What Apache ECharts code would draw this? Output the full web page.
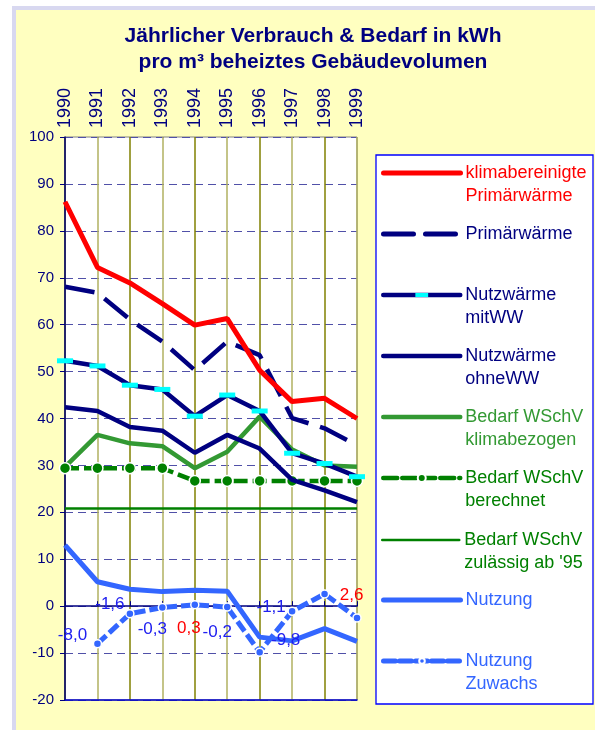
<!DOCTYPE html>
<html><head><meta charset="utf-8">
<script src="https://cdn.jsdelivr.net/npm/echarts@6/dist/echarts.min.js"></script>
<style>html,body{margin:0;padding:0;background:#fff}#c{width:595px;height:730px}</style>
</head><body><div id="c"></div>
<script>
// ---------- data ----------
const years = ['1990','1991','1992','1993','1994','1995','1996','1997','1998','1999'];
const yTicks = { min: -20, max: 100, step: 10 };
const klimaPrimaer = [86.2, 72.2, 68.9, 64.5, 59.9, 61.3, 50.3, 43.6, 44.3, 40.0];
const primaer      = [68.1, 66.8, 61.1, 56.4, 50.3, 56.4, 53.5, 40.1, 37.9, 34.3];
const nutzMitWW    = [52.3, 51.2, 47.1, 46.2, 40.5, 45.0, 41.6, 32.6, 30.4, 27.6];
const nutzOhneWW   = [42.4, 41.6, 38.2, 37.4, 32.7, 36.5, 33.6, 26.9, 24.7, 22.2];
const bedarfKlima  = [29.7, 36.5, 34.7, 34.1, 29.4, 32.9, 40.4, 33.4, 30.0, 29.7];
const bedarfBerech = [29.4, 29.4, 29.4, 29.4, 26.7, 26.7, 26.7, 26.7, 26.7, 26.7];
const bedarfZul    = [20.8, 20.8, 20.8, 20.8, 20.8, 20.8, 20.8, 20.8, 20.8, 20.8];
const nutzung      = [13.0, 5.2, 3.6, 3.1, 3.4, 3.2, -6.6, -7.4, -4.8, -7.5];
const nutzZuwachs  = [null, -8.0, -1.6, -0.3, 0.3, -0.2, -9.8, -1.1, 2.6, -2.5];
const names = [
  'klimabereinigte\nPrimärwärme',
  'Primärwärme',
  'Nutzwärme\nmitWW',
  'Nutzwärme\nohneWW',
  'Bedarf WSchV\nklimabezogen',
  'Bedarf WSchV\nberechnet',
  "Bedarf WSchV\nzulässig ab '95",
  'Nutzung',
  'Nutzung\nZuwachs'
];

// ---------- styling ----------
const FONT = '"Liberation Sans", Arial, sans-serif';
const NAVY = '#000080', RED = '#ff0000', CYAN = '#00ffff', GREEN_L = '#339933', GREEN_D = '#008000', BLUE = '#3366ff';
// label offsets (px) for the Zuwachs labels, by year index; null = no label shown
const zuwachsLabelOffsets = [null, [-25,-8], [-20,-9], [-10,22], [-6,24], [-10,25], [26,-12], [-21,-4], [27,1], null];
const legendCenters = [173, 234, 295, 356, 417, 478, 540, 600, 661];
const legendTextColors = [RED, NAVY, NAVY, NAVY, GREEN_L, GREEN_D, GREEN_D, BLUE, BLUE];
const legendItemHeights = [5, 4, 16, 4, 4, 10, 3, 5, 7];
const legendLineWidths = [5, 5, 4.5, 4.5, 4.5, 4.5, 2.5, 5, 5];
const legendHideSymbol = [true, true, false, true, true, false, true, true, false];

const cyanBar = 'path://M0,0 L0,0 M0,5.5 L16,5.5 L16,10.5 L0,10.5 Z M16,16 L16,16';

const zuwachsData = nutzZuwachs.map((v, i) => {
  const off = zuwachsLabelOffsets[i];
  return {
    value: v,
    label: off ? { show: true, offset: off, color: v > 0 ? RED : '#2020f0' } : { show: false }
  };
});

const legends = names.map((n, i) => {
  const two = n.indexOf('\n') >= 0;
  const lg = {
    data: [n],
    left: 381,
    top: legendCenters[i] - (two ? 34.5 : 11.5),
    orient: 'vertical',
    padding: 0,
    itemWidth: 77,
    itemHeight: legendItemHeights[i],
    selectedMode: false,
    formatter: (name) => name.indexOf('\n') >= 0 ? '\n' + name : name,
    lineStyle: { width: legendLineWidths[i], cap: 'round' },
    textStyle: { fontSize: 18, lineHeight: 23, color: legendTextColors[i], fontFamily: FONT }
  };
  if (legendHideSymbol[i]) lg.itemStyle = { opacity: 0 };
  return lg;
});

const lineBase = { type: 'line', xAxisIndex: 0, yAxisIndex: 0, symbol: 'none', smooth: false };

const option = {
  backgroundColor: '#ffffff',
  animation: false,
  textStyle: { fontFamily: FONT },
  title: {
    text: 'Jährlicher Verbrauch & Bedarf in kWh\npro m³ beheiztes Gebäudevolumen',
    left: 313, top: 23, textAlign: 'center', padding: 0,
    textStyle: { fontSize: 21, fontWeight: 'bold', color: NAVY, lineHeight: 26, fontFamily: FONT }
  },
  graphic: [
    { type: 'rect', silent: true, z: -10, shape: { x: 12, y: 6, width: 583, height: 724 }, style: { fill: '#d8d8f0' } },
    { type: 'rect', silent: true, z: -9, shape: { x: 16, y: 10, width: 579, height: 720 }, style: { fill: '#ffffc0' } },
    { type: 'rect', silent: true, z: -8, shape: { x: 376, y: 155, width: 217, height: 549 }, style: { fill: '#ffffff', stroke: '#0000ff', lineWidth: 1.3 } }
  ],
  grid: { left: 65, top: 137, width: 292, height: 563, show: true, backgroundColor: '#ffffff', borderColor: '#808080', borderWidth: 1 },
  xAxis: [
    {
      type: 'category', data: years, position: 'top', boundaryGap: false,
      axisLine: { lineStyle: { color: NAVY, width: 1.5 } },
      axisTick: { show: true, length: 5, lineStyle: { color: NAVY } },
      axisLabel: { rotate: 90, fontSize: 18, color: NAVY, margin: 9, interval: 0, fontFamily: FONT },
      splitLine: { show: true, interval: 0, lineStyle: { color: ['#808000', '#b0b060'], width: 1.5 } }
    },
    {
      type: 'category', data: years, position: 'bottom', boundaryGap: false,
      axisLine: { lineStyle: { color: '#0000cc', width: 1.5 } },
      axisTick: { show: false }, axisLabel: { show: false }, splitLine: { show: false }
    }
  ],
  yAxis: {
    type: 'value', min: yTicks.min, max: yTicks.max, interval: yTicks.step,
    axisLine: { show: true, lineStyle: { color: NAVY, width: 1.5 } },
    axisTick: { show: true, length: 5, lineStyle: { color: NAVY } },
    axisLabel: { fontSize: 15, color: NAVY, margin: 11, fontFamily: FONT },
    splitLine: { show: true, lineStyle: { color: '#5050a8', type: [8, 5], width: 1 } }
  },
  legend: legends,
  series: [
    Object.assign({}, lineBase, { name: names[7], data: nutzung, z: 2,
      lineStyle: { color: BLUE, width: 5 }, itemStyle: { color: BLUE } }),
    Object.assign({}, lineBase, { name: names[8], data: zuwachsData, z: 2,
      symbol: 'circle', symbolSize: 8, showSymbol: true,
      lineStyle: { color: BLUE, width: 5, type: [12, 4] },
      itemStyle: { color: BLUE, borderColor: '#ffffff', borderWidth: 1.5 },
      label: { show: true, position: 'inside', fontSize: 17, fontFamily: FONT,
        formatter: (p) => p.value == null ? '' : p.value.toFixed(1).replace('.', ',') } }),
    Object.assign({}, lineBase, { name: names[6], data: bedarfZul, z: 3,
      lineStyle: { color: GREEN_D, width: 2.5 }, itemStyle: { color: GREEN_D } }),
    Object.assign({}, lineBase, { name: names[5], data: bedarfBerech, z: 3,
      symbol: 'circle', symbolSize: 11, showSymbol: true,
      lineStyle: { color: GREEN_D, width: 4.5, type: [14, 5] },
      itemStyle: { color: GREEN_D, borderColor: '#ffffff', borderWidth: 1.5 } }),
    Object.assign({}, lineBase, { name: names[4], data: bedarfKlima, z: 3,
      lineStyle: { color: GREEN_L, width: 4.5 }, itemStyle: { color: GREEN_L } }),
    Object.assign({}, lineBase, { name: names[3], data: nutzOhneWW, z: 4,
      lineStyle: { color: NAVY, width: 4.5 }, itemStyle: { color: NAVY } }),
    Object.assign({}, lineBase, { name: names[2], data: nutzMitWW, z: 4,
      symbol: cyanBar, symbolSize: 16, showSymbol: true,
      lineStyle: { color: NAVY, width: 4.5 }, itemStyle: { color: CYAN, borderWidth: 0 } }),
    Object.assign({}, lineBase, { name: names[1], data: primaer, z: 4,
      lineStyle: { color: NAVY, width: 4.5, type: [30, 12] }, itemStyle: { color: NAVY } }),
    Object.assign({}, lineBase, { name: names[0], data: klimaPrimaer, z: 5,
      lineStyle: { color: RED, width: 5 }, itemStyle: { color: RED } })
  ]
};

const chart = echarts.init(document.getElementById('c'), null, { renderer: 'canvas' });
chart.setOption(option);
</script>
</body></html>
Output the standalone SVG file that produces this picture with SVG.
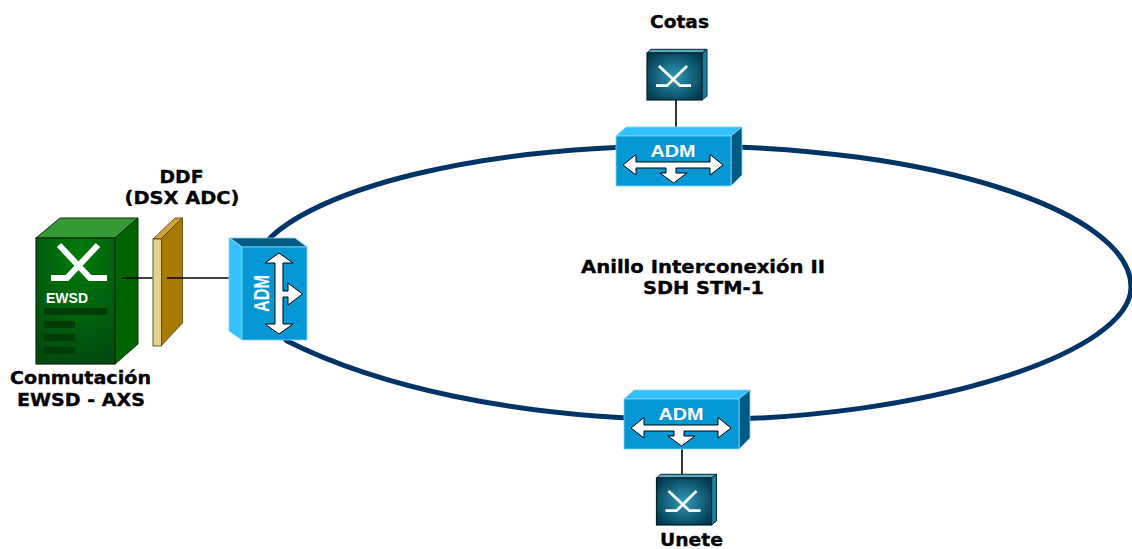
<svg xmlns="http://www.w3.org/2000/svg" width="1132" height="549" viewBox="0 0 1132 549">
<style>
.lbl{font-family:"DejaVu Sans",Verdana,sans-serif;font-weight:bold;font-size:18.500px;fill:#000;stroke:#000;stroke-width:.35;text-anchor:middle}
.adm{font-family:"Liberation Sans",Arial,sans-serif;font-weight:bold;fill:#fff;text-anchor:middle}
.ar{fill:#fff;stroke:#000;stroke-width:1}
.ln{stroke:#000;stroke-width:1.600;fill:none}
.x{fill:none;stroke:#fff;stroke-linejoin:miter}
</style>
<defs>
<radialGradient id="sw" cx="50%" cy="50%" r="62%"><stop offset="0" stop-color="#2f9ab6"/><stop offset="1" stop-color="#003a50"/></radialGradient>
<radialGradient id="gr" cx="55%" cy="15%" r="90%"><stop offset="0" stop-color="#007a0a"/><stop offset="1" stop-color="#004a10"/></radialGradient>
<g id="switch">
<path d="M647 53 651 49.300H707L702 53Z" fill="#5aa9c0" stroke="#002a38"/>
<path d="M702 53 707 49.300V96L702 100Z" fill="#1b7fa0" stroke="#002a38"/>
<rect x="647" y="53" width="55" height="47" fill="url(#sw)" stroke="#00202c" stroke-width="1.200"/>
<path class="x" stroke-width="2.800" d="M659 66 680 85.700H691M687 66 667 85.700H656"/>
</g>
<g id="admh">
<path d="M616 136 626 127H742L731 136Z" fill="#33c0ff" stroke="#7fd8ff" stroke-width=".8"/>
<path d="M731 136 742 127V175L731 186Z" fill="#005a82" stroke="#7fd8ff" stroke-width=".8"/>
<rect x="616" y="136" width="115" height="50" fill="#0597d4" stroke="#7fd8ff" stroke-width=".8"/>
<text class="adm" x="673" y="156.500" font-size="17" textLength="45" lengthAdjust="spacingAndGlyphs">ADM</text>
<path class="ar" d="M623 165 636 154.500V162H710V154.500L723 165 710 175V168H676V173H687L673.500 183 660 173H666V168H636V175Z"/>
</g>
</defs>
<g id="node-ewsd">
<path d="M36 238 60 218H138L115 238Z" fill="#359a35" stroke="#0a2a0a"/>
<path d="M115 238 138 218V344L115 364Z" fill="#006400" stroke="#0a2a0a"/>
<rect x="36" y="238" width="79" height="126" fill="url(#gr)" stroke="#0a2a0a" stroke-width="1.200"/>
<path class="x" stroke-width="6" d="M59 245 90 278H107M98 245 67 278H51"/>
<text x="46" y="303" font-family="Liberation Sans,Arial,sans-serif" font-weight="bold" font-size="14" fill="#fff">EWSD</text>
<g fill="#003c0a"><rect x="44" y="308" width="63" height="7"/><rect x="44" y="321" width="31" height="7"/><rect x="44" y="334" width="31" height="7"/><rect x="44" y="347" width="31" height="7"/></g>
<text class="lbl" x="80.500" y="384" textLength="141" lengthAdjust="spacingAndGlyphs">Conmutación</text>
<text class="lbl" x="81" y="406" textLength="128" lengthAdjust="spacingAndGlyphs">EWSD - AXS</text>
</g>
<g id="node-ddf">
<path d="M153 239 175 218H182.500L161 239Z" fill="#d3a236" stroke="#4a3a10" stroke-width=".8"/>
<path d="M161 239 182.500 218V323L161 346Z" fill="#a87c00" stroke="#4a3a10" stroke-width=".8"/>
<rect x="153" y="239" width="8.500" height="107" fill="#e8d08e" stroke="#4a3a10" stroke-width=".8"/>
<text class="lbl" x="181.500" y="182.500" textLength="44" lengthAdjust="spacingAndGlyphs">DDF</text>
<text class="lbl" x="182" y="203.500" textLength="115" lengthAdjust="spacingAndGlyphs">(DSX ADC)</text>
</g>
<g id="connectors">
<path d="M685 146C931 146 1131 211 1131 287C1131 352 930 420 690 420C510 418 375 385 287 341C262 320 245 262 270 238C320 190 470 146 685 146Z" fill="none" stroke="#003366" stroke-width="5"/>
<path class="ln" d="M122 278H152.500M167 278H229M676 100V127M682 449V475"/>
</g>
<g id="node-adm-left">
<path d="M230 238H295L307 247H242Z" fill="#005a82" stroke="#7fd8ff" stroke-width=".8"/>
<path d="M229 238 242 247V340L229 331Z" fill="#33c0ff" stroke="#7fd8ff" stroke-width=".8"/>
<rect x="242" y="247" width="65" height="93" fill="#0597d4" stroke="#7fd8ff" stroke-width=".8"/>
<text class="adm" transform="translate(269 293.500) rotate(-90)" font-size="22" textLength="37" lengthAdjust="spacingAndGlyphs">ADM</text>
<path class="ar" d="M279 253 293 263H283V291H288V283L302.500 294 288 305V297H283V324H293L279 334 265 324H275V263H265Z"/>
</g>
<g id="node-adm-top"><use href="#admh"/></g>
<g id="node-adm-bottom"><use href="#admh" x="8" y="263"/></g>
<g id="node-cotas"><use href="#switch"/><text class="lbl" x="679.500" y="27.500" textLength="59" lengthAdjust="spacingAndGlyphs">Cotas</text></g>
<g id="node-unete"><use href="#switch" x="9.500" y="425"/><text class="lbl" x="691.500" y="545.500" textLength="63" lengthAdjust="spacingAndGlyphs">Unete</text></g>
<g id="ring-label">
<text class="lbl" x="703" y="273" textLength="244" lengthAdjust="spacingAndGlyphs">Anillo Interconexión II</text>
<text class="lbl" x="703.500" y="294" textLength="121" lengthAdjust="spacingAndGlyphs">SDH STM-1</text>
</g>
</svg>
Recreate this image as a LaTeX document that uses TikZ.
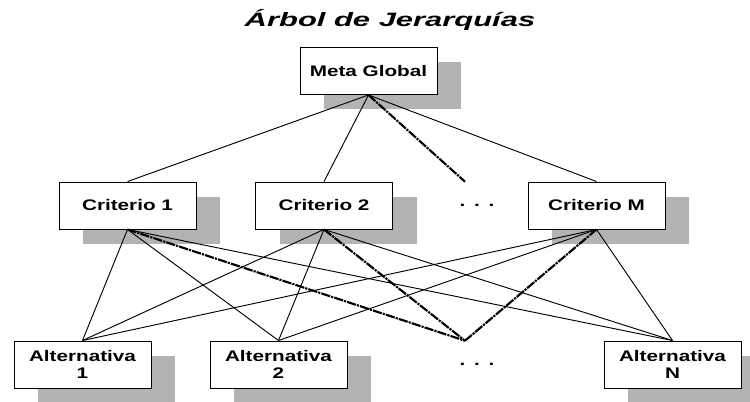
\documentclass[tikz,border=0pt]{standalone}
\usepackage{fontspec}
\setmainfont{Liberation Sans}[FakeStretch=1.35]
\newfontfamily\titlefont{Liberation Sans}[FakeStretch=1.6]
\usetikzlibrary{shadows}
\usepackage{xcolor}
\definecolor{boxshadow}{HTML}{B3B3B3}

\begin{document}
\begin{tikzpicture}[x=0.75pt, y=-0.75pt,
  box/.style={draw, fill=white, line width=0.7pt, minimum width=102.75pt, minimum height=35.25pt, align=center, inner sep=1pt, font=\fontsize{11.5}{12.5}\selectfont\bfseries, copy shadow={shadow xshift=18pt, shadow yshift=-11.25pt, fill=boxshadow, draw=none}},
  hidden/.style={minimum width=102.75pt, minimum height=35.25pt, inner sep=1pt, font=\fontsize{11.5}{12.5}\selectfont\bfseries},
  link/.style={line width=0.7pt},
  dotlink/.style={line width=1.6pt, dash pattern=on 7pt off 0.8pt on 1.6pt off 0.8pt}]
\useasboundingbox (0,0) rectangle (750,402);
\node[anchor=base, font=\titlefont\fontsize{14.5}{17}\selectfont\bfseries\itshape] (title) at (390,27) {Árbol de Jerarquías};
\node[box] (meta) at (368.5,71) {Meta Global};
\node[box] (crit1) at (127.5,205.5) {Criterio 1};
\node[box] (crit2) at (324,205.5) {Criterio 2};
\node[hidden] (critdots) at (465,205.5) {\hspace{18pt}.\hspace{6.5pt}.\hspace{6.5pt}.};
\node[box] (critM) at (596.5,205.5) {Criterio M};
\node[box] (alt1) at (82.5,364.5) {Alternativa\\1};
\node[box] (alt2) at (278.5,364.5) {Alternativa\\2};
\node[hidden] (altdots) at (465,364.5) {\hspace{18pt}.\hspace{6.5pt}.\hspace{6.5pt}.};
\node[box] (altN) at (672.5,364.5) {Alternativa\\N};
\foreach \c in {crit1,crit2,critM} \draw[link] (meta.south) -- (\c.north);
\draw[dotlink] (meta.south) -- (critdots.north);
\foreach \c in {crit1,crit2,critM} {
  \foreach \a in {alt1,alt2,altN} \draw[link] (\c.south) -- (\a.north);
  \draw[dotlink] (\c.south) -- (altdots.north);
}
\end{tikzpicture}
\end{document}
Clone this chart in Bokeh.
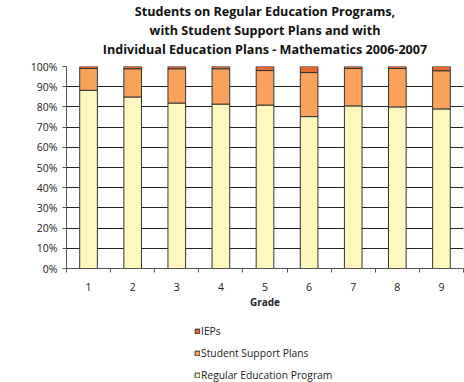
from bokeh.plotting import figure
from bokeh.layouts import column
from bokeh.models import (ColumnDataSource, FixedTicker, Legend, LegendItem,
                          Title, CustomJSTickFormatter)
from bokeh.embed import file_html
from bokeh.resources import INLINE

grades = ["1", "2", "3", "4", "5", "6", "7", "8", "9"]
regular = [88.2, 84.9, 81.9, 81.4, 80.9, 75.2, 80.5, 80.0, 79.0]
support = [10.8, 14.0, 17.0, 17.5, 17.1, 21.8, 18.5, 19.0, 18.9]
ieps = [1.0, 1.1, 1.1, 1.1, 2.0, 3.0, 1.0, 1.0, 2.1]
y_ticks = [0, 10, 20, 30, 40, 50, 60, 70, 80, 90, 100]
series_names = ["Regular Education Program", "Student Support Plans", "IEPs"]
colors = ["#FFF8BE", "#F9A25C", "#E8692D"]
title_lines = ["Students on Regular Education Programs,",
               "with Student Support Plans and with",
               "Individual Education Plans - Mathematics 2006-2007"]

FONT = "Open Sans"
LC = "#333333"
x = list(range(1, len(grades) + 1))
b1 = regular
b2 = [r + s for r, s in zip(regular, support)]
b3 = [a + i for a, i in zip(b2, ieps)]
src = ColumnDataSource(dict(x=x, z=[0] * len(x), b1=b1, b2=b2, b3=b3))

p = figure(width=464, height=311, output_backend="svg", toolbar_location=None,
           x_range=(0.5, 9.5), y_range=(0, 100), min_border_left=66, min_border_right=1,
           min_border_top=0, min_border_bottom=0)
p.title = None
# spacer between frame and title block
p.add_layout(Title(text=" ", text_font_size="7px", standoff=0), "above")
for t in reversed(title_lines):
    p.add_layout(Title(text=t, align="center", text_font=FONT, text_font_size="12.6px",
                       text_font_style="bold", text_color="#111111", standoff=0), "above")

p.vbar(x="x", bottom="z", top="b1", width=0.4, source=src, fill_color=colors[0], line_color=LC)
p.vbar(x="x", bottom="b1", top="b2", width=0.4, source=src, fill_color=colors[1], line_color=LC)
p.vbar(x="x", bottom="b2", top="b3", width=0.4, source=src, fill_color=colors[2], line_color=LC)

p.xgrid.visible = False
p.ygrid.ticker = FixedTicker(ticks=y_ticks)
p.ygrid.grid_line_color = "#222222"
p.ygrid.grid_line_width = 1
p.outline_line_color = None

p.xaxis.ticker = FixedTicker(ticks=x, minor_ticks=[v + 0.5 for v in [0] + x])
p.xaxis.major_label_overrides = {k: g for k, g in zip(x, grades)}
p.xaxis.major_tick_line_color = None
p.xaxis.minor_tick_out = 4
p.xaxis.minor_tick_in = 0
p.xaxis.minor_tick_line_color = "#555555"
p.xaxis.axis_line_color = "#555555"
p.xaxis.axis_label = "Grade"
p.xaxis.axis_label_text_font = FONT
p.xaxis.axis_label_text_font_size = "10px"
p.xaxis.axis_label_text_font_style = "bold"
p.xaxis.axis_label_standoff = 1
p.xaxis.major_label_text_font = FONT
p.xaxis.major_label_text_font_size = "10.5px"
p.xaxis.major_label_standoff = 8

p.yaxis.ticker = FixedTicker(ticks=y_ticks)
p.yaxis.formatter = CustomJSTickFormatter(code="return tick + '%';")
p.yaxis.minor_tick_line_color = None
p.yaxis.major_tick_out = 4
p.yaxis.major_tick_in = 0
p.yaxis.axis_line_color = "#555555"
p.yaxis.major_tick_line_color = "#555555"
p.yaxis.major_label_text_font = FONT
p.yaxis.major_label_text_font_size = "10.5px"
p.yaxis.major_label_standoff = 5

for ax in (p.xaxis, p.yaxis):
    ax.major_label_text_color = "#222222"
    ax.axis_label_text_color = "#222222"

# legend strip below the chart (swatches come from placeholder renderers with no visible data)
lg = figure(width=464, height=71, output_backend="svg", toolbar_location=None,
            x_range=(0, 1), y_range=(0, 1), min_border=0,
            x_axis_location=None, y_axis_location=None)
lg.grid.visible = False
lg.outline_line_color = None
placeholder = ColumnDataSource(dict(x=[float("nan")], top=[float("nan")]))
rs = [lg.vbar(x="x", top="top", width=0.1, source=placeholder, fill_color=c, line_color=LC)
      for c in colors]
legend = Legend(items=[LegendItem(label=series_names[i], renderers=[rs[i]]) for i in (2, 1, 0)],
                orientation="vertical", location=(128, 0), border_line_color=None,
                background_fill_alpha=0, label_text_font=FONT, label_text_font_size="10.3px",
                glyph_width=6, glyph_height=6, label_standoff=1, spacing=7,
                padding=0, margin=0, label_height=15, label_text_color="#222222")
lg.add_layout(legend, "center")

open("out.html", "w").write(file_html(column(p, lg, spacing=0), INLINE))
◆ ◆ ◆
> The problem
Pull out every line in the data above that has the word "code".

> Solution
What Apache ECharts code would draw this? Output the full web page.
p.yaxis.formatter = CustomJSTickFormatter(code="return tick + '%';")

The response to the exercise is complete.